Securities and Exchange Commission is purportedly an independent regulatory US agency in charge of protecting investors when they enter the market.

To understand the SEC, one must first understand what it governs - securities. And to grasp securities, we first have to tackle fungibility. Ever since the first coin was created, the concept of fungibility was born. Before it, people had to trade goods for goods. For example, spices or flour for cattle or pots.

After the issuance of money, goods and services could be interchanged, with value staying the same between assets. For instance, if a cow is sold for five gold coins, the seller could then use those coins to purchase something completely different. Securities work in a similar manner.

They are fungible representations of monetary value. If you are to own a fraction of a company, a security in the form of stock shares would represent that value.

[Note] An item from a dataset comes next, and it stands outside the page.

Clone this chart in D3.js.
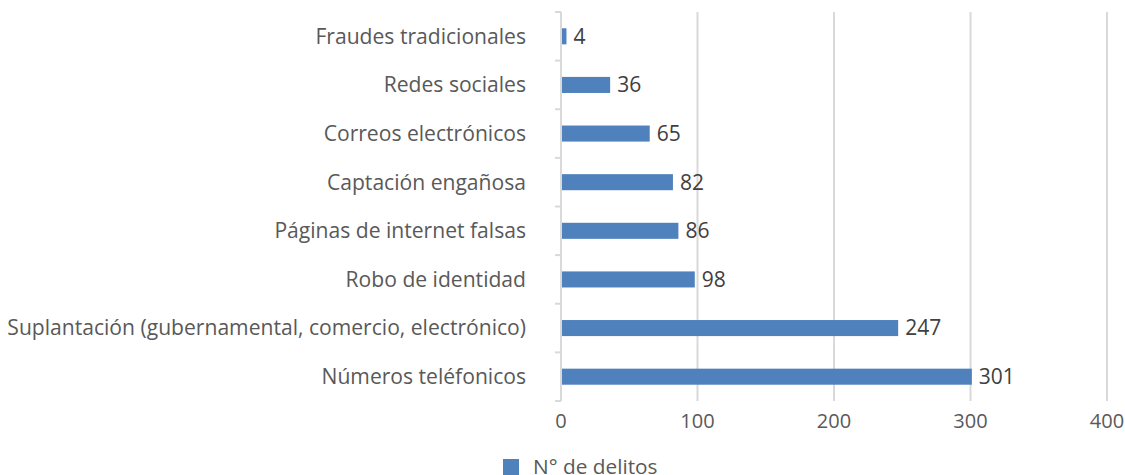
<!DOCTYPE html>
<html>
<head>
<meta charset="utf-8">
<script src="https://cdn.jsdelivr.net/npm/d3@7"></script>
<style>
  html, body { margin: 0; background: #fff; overflow: hidden; }
  svg { display: block; font-family: "Open Sans", "Noto Sans", sans-serif; }
  .cat { fill: #595959; font-size: 21.1px; }
  .val { fill: #404040; font-size: 21px; }
  .tick-lbl { fill: #595959; font-size: 20px; }
  .leg { fill: #595959; font-size: 20.8px; }
</style>
</head>
<body>
<svg id="chart"></svg>
<script>
const categories = [
  "Fraudes tradicionales",
  "Redes sociales",
  "Correos electrónicos",
  "Captación engañosa",
  "Páginas de internet falsas",
  "Robo de identidad",
  "Suplantación (gubernamental, comercio, electrónico)",
  "Números teléfonicos",
];
const values = [4, 36, 65, 82, 86, 98, 247, 301];
const xTicks = [0, 100, 200, 300, 400];
const seriesName = "N° de delitos";

const width = 1125;
const height = 475;
const margin = { top: 12, right: 18, bottom: 74, left: 561 };
const innerWidth = width - margin.left - margin.right;
const innerHeight = height - margin.top - margin.bottom;
const barColor = "#4f81bd";

const svg = d3.select("#chart").attr("width", width).attr("height", height);
const root = svg.append("g").attr("transform", `translate(${margin.left},${margin.top})`);

const xScale = d3.scaleLinear().domain([0, 400]).range([0, innerWidth]);
const yScale = d3.scaleBand().domain(categories).range([0, innerHeight]).paddingInner(0.67).paddingOuter(0.335);

// grid
root.append("g")
  .selectAll("line")
  .data(xTicks.filter((d) => d > 0))
  .join("line")
  .attr("x1", (d) => xScale(d))
  .attr("x2", (d) => xScale(d))
  .attr("y1", 0)
  .attr("y2", innerHeight)
  .attr("stroke", "#d9d9d9")
  .attr("stroke-width", 2);

// x tick labels
root.append("g")
  .selectAll("text")
  .data(xTicks)
  .join("text")
  .attr("class", "tick-lbl")
  .attr("x", (d) => xScale(d))
  .attr("y", innerHeight + 27)
  .attr("text-anchor", "middle")
  .text((d) => d);

// bars
root.append("g")
  .selectAll("rect")
  .data(values)
  .join("rect")
  .attr("x", 0)
  .attr("y", (d, i) => yScale(categories[i]))
  .attr("width", (d) => xScale(d))
  .attr("height", yScale.bandwidth())
  .attr("fill", barColor);

// value labels
root.append("g")
  .selectAll("text")
  .data(values)
  .join("text")
  .attr("class", "val")
  .attr("x", (d) => xScale(d) + 7)
  .attr("y", (d, i) => yScale(categories[i]) + yScale.bandwidth() / 2)
  .attr("dy", "0.35em")
  .text((d) => d);

// y axis line + ticks at band boundaries
const step = yScale.step();
const axisG = root.append("g");
axisG.append("line")
  .attr("x1", 0).attr("x2", 0)
  .attr("y1", 0).attr("y2", innerHeight)
  .attr("stroke", "#d9d9d9").attr("stroke-width", 2);
axisG.selectAll("line.tk")
  .data(d3.range(categories.length + 1))
  .join("line")
  .attr("class", "tk")
  .attr("x1", -6).attr("x2", 0)
  .attr("y1", (d) => d * step)
  .attr("y2", (d) => d * step)
  .attr("stroke", "#d9d9d9").attr("stroke-width", 2);

// category labels
root.append("g")
  .selectAll("text")
  .data(categories)
  .join("text")
  .attr("class", "cat")
  .attr("x", -35)
  .attr("y", (d) => yScale(d) + yScale.bandwidth() / 2)
  .attr("dy", "0.35em")
  .attr("text-anchor", "end")
  .text((d) => d);

// legend
const legend = svg.append("g").attr("transform", "translate(503,459)");
legend.append("rect").attr("width", 16).attr("height", 16).attr("fill", barColor);
legend.append("text")
  .attr("class", "leg")
  .attr("x", 30)
  .attr("y", 8)
  .attr("dy", "0.35em")
  .text(seriesName);
</script>
</body>
</html>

Broadly, we differentiate between four types of securities:

  • Equity – represents ownership of a company

  • Debt – securities like bonds or certificates of deposit. They represent ownership of the money that is borrowed, to be repaid with interest and maturation date.

  • Derivatives – futures, forwards, options, swaps. Derivatives draw value from a wide range of underlying assets: stocks, (crypto)currencies, bonds, commodities, interest rates, indices. They are mainly used as a hedge against price movements.

  • Hybrid – Securities that combine features of equity and debt. For example, convertible bonds that can be converted into a set number of shares during or at the maturation date. Michael Saylor of MicroStrategy, one of the biggest Bitcoin whales, sells convertible bonds to buy Bitcoin because he counts on Bitcoin to appreciate.

As you can see, with so many combinations of financial instruments at one's disposal, things get complicated fast. Founded in 1934 by the US Congress, the SEC, is there to protect the investors from potential manipulation of market participants. For that purpose, all parties that engage in securities trading must register with the agency, so they could be supervised.

This especially applies to brokers, asset managers, and market makers, such as Nasdaq, Citadel Securities, and NYSE. Furthermore, the SEC monitors corporate takeovers and educates people on the risks involved in different types of trading.

In the crypto world, the SEC's role is yet unclear. Some think that cryptocurrencies should come under the supervision of the Commodity Futures Trading Commission (CTFC). Presently, it seems that the SEC has the upper hand when it comes to regulating the crypto market. Specifically, dozens of Bitcoin ETFs (Exchange-Traded Funds) are waiting for SEC's approval.